Rin Tin Tin: The Life and the Legend - review

Melanie McGrath10 April 2012

Rin Tin Tin: The Life and the Legend
by Susan Orlean
(Atlantic, £16.99)

Two of the biggest movie stars of early 2012 are likely to be left out of the toothy parade of self-congratulation that is the movie awards season.

The first, Finder, plays equine hero Joey in Stephen Spielberg's film adaptation of Michael Morpurgo's acclaimed stage show War Horse. The second is Uggie, a Jack Russell, whose performance in hotly tipped Oscar contender The Artist has won so many hearts that the American Academy of Motion Picture Arts and Sciences had gently to remind its members that critters are currently ineligible for acting gongs. His trainer has been quoted as saying that Uggie "deserves an Oscar more than anyone I know", though that may say more about the company the man keeps.

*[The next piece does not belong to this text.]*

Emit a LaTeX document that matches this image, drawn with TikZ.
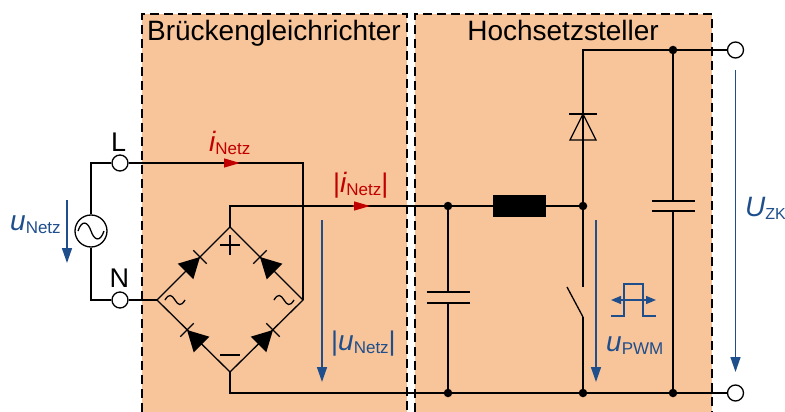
\documentclass[tikz,border=0pt]{standalone}
\usepackage{fontspec}
\setmainfont{Liberation Sans}
\usetikzlibrary{arrows.meta,calc}
\definecolor{boxfill}{HTML}{F8C499}
\definecolor{ublue}{HTML}{1F4E8C}
\definecolor{ired}{HTML}{C00000}
\newcommand{\sym}[2]{{\fontsize{28}{28}\selectfont\itshape #1}\raisebox{-3.5pt}{\fontsize{17}{17}\selectfont #2}}
\newcommand{\barsym}{\raisebox{-0.5pt}{\fontsize{27}{27}\selectfont|}}
\tikzset{
  wire/.style={line width=1.3pt,black},
  blockbox/.style={fill=boxfill,draw=none},
  dashline/.style={line width=1.4pt,black,dash pattern=on 9pt off 5pt},
  term/.style={circle,draw=black,fill=white,line width=1.3pt,minimum size=16pt,inner sep=0pt},
  dot/.style={circle,fill=black,minimum size=8.5pt,inner sep=0pt},
  source/.style={circle,draw=black,fill=none,line width=1.3pt,minimum size=32pt,inner sep=0pt},
  choke/.style={rectangle,fill=black,minimum width=53pt,minimum height=22pt,inner sep=0pt},
  uarrow/.style={line width=1.5pt,ublue,-{Triangle[length=15pt,width=10pt]}},
  iarrow/.style={line width=1.3pt,ired,-{Triangle[length=16pt,width=9pt]}},
  title/.style={font=\fontsize{28}{28}\selectfont,anchor=base,text=black,inner sep=0pt},
  lab/.style={anchor=base west,inner sep=0pt},
  ulab/.style={lab,text=ublue},
  ilab/.style={lab,text=ired}
}
\begin{document}
\begin{tikzpicture}[x=1pt,y=-1pt]
\useasboundingbox (0,0) rectangle (785,412);
% blocks
\fill[blockbox] (142,14) rectangle (407,412);
\fill[blockbox] (415,14) rectangle (712,412);
\draw[dashline] (142,412) -- (142,14) -- (407,14) -- (407,412);
\draw[dashline] (415,412) -- (415,14) -- (712,14) -- (712,412);
\node[title] at (274,41) {Brückengleichrichter};
\node[title] at (563,41) {Hochsetzsteller};
% coordinates
\coordinate (bl) at (157,300);
\coordinate (br) at (303,300);
\coordinate (bt) at (230,227);
\coordinate (bb) at (230,372);
\coordinate (cornerL) at (91,163);
\coordinate (cornerN) at (91,300);
\coordinate (cornerR) at (303,163);
\coordinate (topbend) at (230,206);
\coordinate (botbend) at (230,393);
\coordinate (topbus) at (583,50);
\coordinate (swtop) at (583,287);
\coordinate (swbot) at (583,317);
\coordinate (swblade) at (567,287);
\coordinate (c1a) at (448,292);
\coordinate (c1b) at (448,303);
\coordinate (c2a) at (673,201);
\coordinate (c2b) at (673,211);
\coordinate (dtop) at (583,114);
\coordinate (dbase) at (583,140);
% nodes
\node[term] (L) at (120,163) {};
\node[term] (N) at (120,300) {};
\node[term] (P) at (735.5,50) {};
\node[term] (M) at (735.5,393) {};
\node[source] (src) at (91,231) {};
\node[choke] (ind) at (519.5,206) {};
\node[dot] (j1) at (448,206) {};
\node[dot] (j2) at (583,206) {};
\node[dot] (j3) at (673,50) {};
\node[dot] (j4) at (448,393) {};
\node[dot] (j5) at (583,393) {};
\node[dot] (j6) at (673,393) {};
% wires
\draw[wire] (L) -- (cornerL) -- (src);
\draw[wire] (src) -- (cornerN) -- (N);
\draw[wire] (L) -- (cornerR) -- (br);
\draw[wire] (N) -- (bl);
\draw[wire] (bl) -- (bt) -- (br) -- (bb) -- cycle;
\draw[wire] (bt) -- (topbend) -- (j1) -- (ind) -- (j2);
\draw[wire] (bb) -- (botbend) -- (j4) -- (j5) -- (j6) -- (M);
\draw[wire] (j1) -- (c1a);
\draw[wire] (c1b) -- (j4);
\draw[wire] (j2) -- (dbase);
\draw[wire] (dtop) -- (topbus) -- (j3) -- (P);
\draw[wire] (j2) -- (swtop);
\draw[wire] (swbot) -- (j5);
\draw[wire] (swbot) -- (swblade);
\draw[wire] (j3) -- (c2a);
\draw[wire] (c2b) -- (j6);
% capacitor plates
\draw[wire] ($(c1a)+(-21.5,0)$) -- ($(c1a)+(21.5,0)$);
\draw[wire] ($(c1b)+(-21.5,0)$) -- ($(c1b)+(21.5,0)$);
\draw[wire] ($(c2a)+(-21.5,0)$) -- ($(c2a)+(21.5,0)$);
\draw[wire] ($(c2b)+(-21.5,0)$) -- ($(c2b)+(21.5,0)$);
% boost diode
\draw[wire] ($(dtop)+(-14,0)$) -- ($(dtop)+(14,0)$);
\draw[wire,line join=miter] (dtop) -- ($(dbase)+(-13,0)$) -- ($(dbase)+(13,0)$) -- cycle;
\draw[wire] (dtop) -- (dbase);
% bridge diodes
\foreach \x/\y/\ux/\uy in {200/257/1/-1,260/257/-1/-1,187/330/-1/-1,273/330/1/-1}{
  \fill[black] (\x,\y) -- ({\x-14.5*\ux-7.8*\uy},{\y-14.5*\uy+7.8*\ux}) -- ({\x-14.5*\ux+7.8*\uy},{\y-14.5*\uy-7.8*\ux}) -- cycle;
  \draw[wire] ({\x-6.7*\uy},{\y+6.7*\ux}) -- ({\x+6.7*\uy},{\y-6.7*\ux});
}
% bridge signs
\draw[wire] (220,245) -- (240,245) (230,235) -- (230,255);
\draw[wire] (220,355) -- (240,355);
\foreach \cx in {175,284}{
  \draw[wire] (\cx-10,300) .. controls (\cx-6,293) and (\cx-3,295) .. (\cx,300) .. controls (\cx+3,305) and (\cx+6,307) .. (\cx+10,300);
}
% source sine
\draw[wire] (78,231) .. controls (82,219) and (88,222) .. (91,231) .. controls (94,240) and (100,243) .. (104,231);
% arrows and labels
\coordinate (a1s) at (67,200); \coordinate (a1e) at (67,263);
\draw[uarrow] (a1s) -- (a1e);
\coordinate (a2s) at (322,220); \coordinate (a2e) at (322,382);
\draw[uarrow] (a2s) -- (a2e);
\coordinate (a3s) at (596,220); \coordinate (a3e) at (596,382);
\draw[uarrow] (a3s) -- (a3e);
\coordinate (a4s) at (735.5,70); \coordinate (a4e) at (735.5,372);
\draw[uarrow] (a4s) -- (a4e);
\coordinate (r1s) at (224,163); \coordinate (r1e) at (240,163);
\draw[iarrow] (r1s) -- (r1e);
\coordinate (r2s) at (353,206); \coordinate (r2e) at (370,206);
\draw[iarrow] (r2s) -- (r2e);
% PWM symbol
\draw[line width=1.1pt,ublue] (611,316) -- (624,316) -- (624,284) -- (643,284) -- (643,316) -- (656,316);
\draw[line width=1.3pt,ublue,{Triangle[length=10pt,width=8pt]}-{Triangle[length=10pt,width=8pt]}] (611,300) -- (656,300);
% labels
\node[lab,font=\fontsize{27}{27}\selectfont] at (111,151) {L};
\node[lab,font=\fontsize{27}{27}\selectfont] at (109.5,287) {N};
\node[ulab] at (10,230) {\sym{u}{Netz}};
\node[ilab] at (209,151) {\sym{i}{Netz}};
\node[ilab] at (333,192) {\barsym\sym{i}{Netz}\barsym};
\node[ulab] at (331,350) {\barsym\sym{u}{Netz}\barsym};
\node[ulab] at (606,351) {\sym{u}{PWM}};
\node[ulab] at (745,216) {\sym{U}{\fontsize{16}{16}\selectfont ZK}};
\end{tikzpicture}
\end{document}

It was not ever thus. In 1929, the very first Oscar for Best Actor went to a German Shepherd. His name was Rin Tin Tin, and though he was subsequently disqualified - a decision which still rankles with Susan Orlean, the author of this glorious biography of the world's original canine superstar - Rinty, as he was more usually known, racked up performances in 27 films from 1922 to 1931, becoming a household name and an inspiration to millions around the world for more than half a century.

The dog-cum-global phenomenon started life as an abandoned puppy on a First World War battlefield. Rescued by an American soldier, Lee Duncan, on his way back from fighting, Rin Tin Tin (named after a toy doll beloved of French children) immediately repaid his saviour with a loyal devotion extraordinary even for a dog. Smuggling his new animal companion across the pond with him, Duncan found himself in California just as the movie business was taking off. The man had no talent for acting, directing or producing. What he did have, though, was Rin Tin Tin.

Audiences fell in love with the dog, or, rather, they cleaved to what Rinty symbolised: a kind of noble independence and unstinting sense of purpose which in turn expressed all that was best in America, or, rather, in what America symbolised. Dog and dream conflated into one very powerful package.

This book has been 10 years in the making and you can see why. With extraordinary deftness and consummate skill, Orlean weaves from the story of Lee Duncan and Rin Tin Tin a shimmering, complex fabric of worlds entered and left, of dreams glimpsed, then grasped at, of friendships disappointed, ambitions thwarted, legacies clung to, betrayals endured, values restated. Through the narrow lens of one man and his dog, this subtle, erudite and good-humoured part narrative history, part personal memoir and part non-fiction novel moves the reader through the early Hollywood period of the silents to the birth of TV and the rise of celebrity culture, stopping off along the way to marvel at what remains unchanged. Rin Tin Tin is a tremendous achievement, not so much the biography of a dog - albeit an exceptional dog - as a fully realised exploration of 20th-century America - its dreams, its vanities, its often preposterous genius for reckless reinvention.

Several years ago I came across a bumper sticker in a parking lot in Las Vegas, that read, "I wish I was the person my dog thinks I am". The lingering power of this book lies in the light it casts on the collective longing of the human spirit to become the creature our real or imagined canine companions are generous enough to suppose we might be. Fun, engaging, informative, passionate and authoritative and mercifully unsentimental, Rin Tin Tin is the very best kind of narrative non-fiction. One hundred per cent pure reading bliss.